I have two jobs. First, I am a substitute for the Administrator of the US Environmental Protection Agency (EPA). If Steve Johnson can't be somewhere he wants to be, I step in for him. Second, I am the Chief Operating Officer of EPA. I oversee EPA's day-to-day operations. That means I help manage the most dedicated mission-driven civil servants in government. People do not work at EPA for the money. They are here because they want to protect human health and the environment. That is EPA's 'profit motive.
You may not understand how exceptional that is unless you share a passion for the environment. I have had three 'environmental epiphanies' in my life. Let me describe, as best I can, one of these revelations. I was 14. I was standing alone in the center of Skunk Lake deep in a Minnesota December holding a 6 foot orange staff. The sun was brilliant, the air crisp and still. About 200 yards away a fellow Boy Scout, looking small below the dormant oak and maple trees, slowly snowshoed along the perimeter of the lake periodically taking bearings on the marker I held.

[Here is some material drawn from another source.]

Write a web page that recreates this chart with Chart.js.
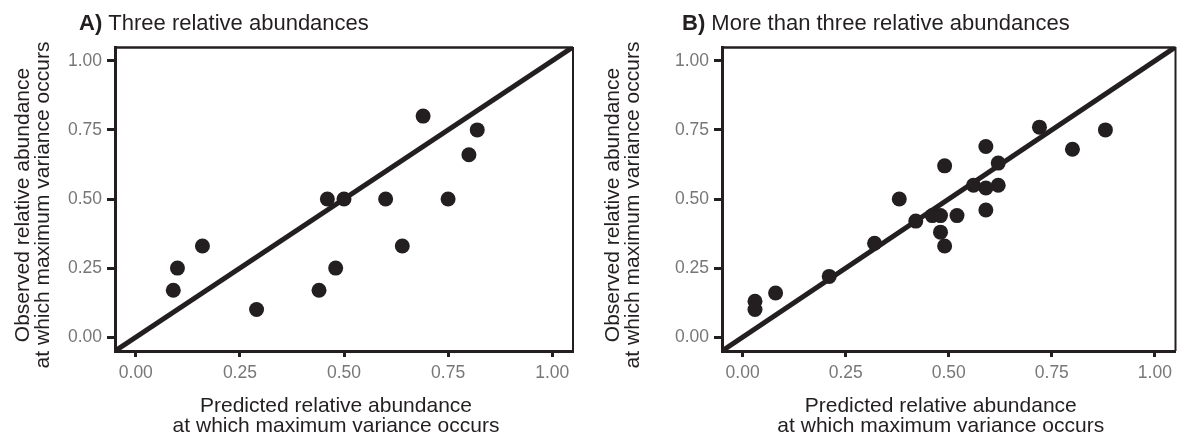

As I waited, I contemplated the lake, the trees, the immensity of time, and my smallness in the context of that time. The lake, the trees - all of it had been there long before I had been there, long before mankind had been there. And it had looked exactly like this and was indifferent to whether I was there or not. It just was. And there were countless other lakes and trees elsewhere in Minnesota, in the U.S., in Canada . . . everywhere. I was a tiny part of a huge system - an overwhelming system - that had been ticking along for an overwhelming period of time. It was my first discovery of the miraculous: a sudden realization that humans have a relationship with Nature and that relationship is not equal. We are part of, and separate from, a world that is almost too hard for us to grasp in its complexity and scale across space and time. And a slower realization that this miracle, a miracle that surrounds us every day, places aesthetic and moral obligations on us to conserve and protect not only other people from environmental contamination but the environment itself.
This is why I love to work at EPA. It is the primary mission of EPA to see that these obligations, as assigned to us by law, are met. But are we doing our job? We need to, we are obligated to, make sure we are doing our job the best way we know how. My second job, the job of Chief Operating Officer, is to find and implement ways to do our work even better. What a wonderful thing to do for a living.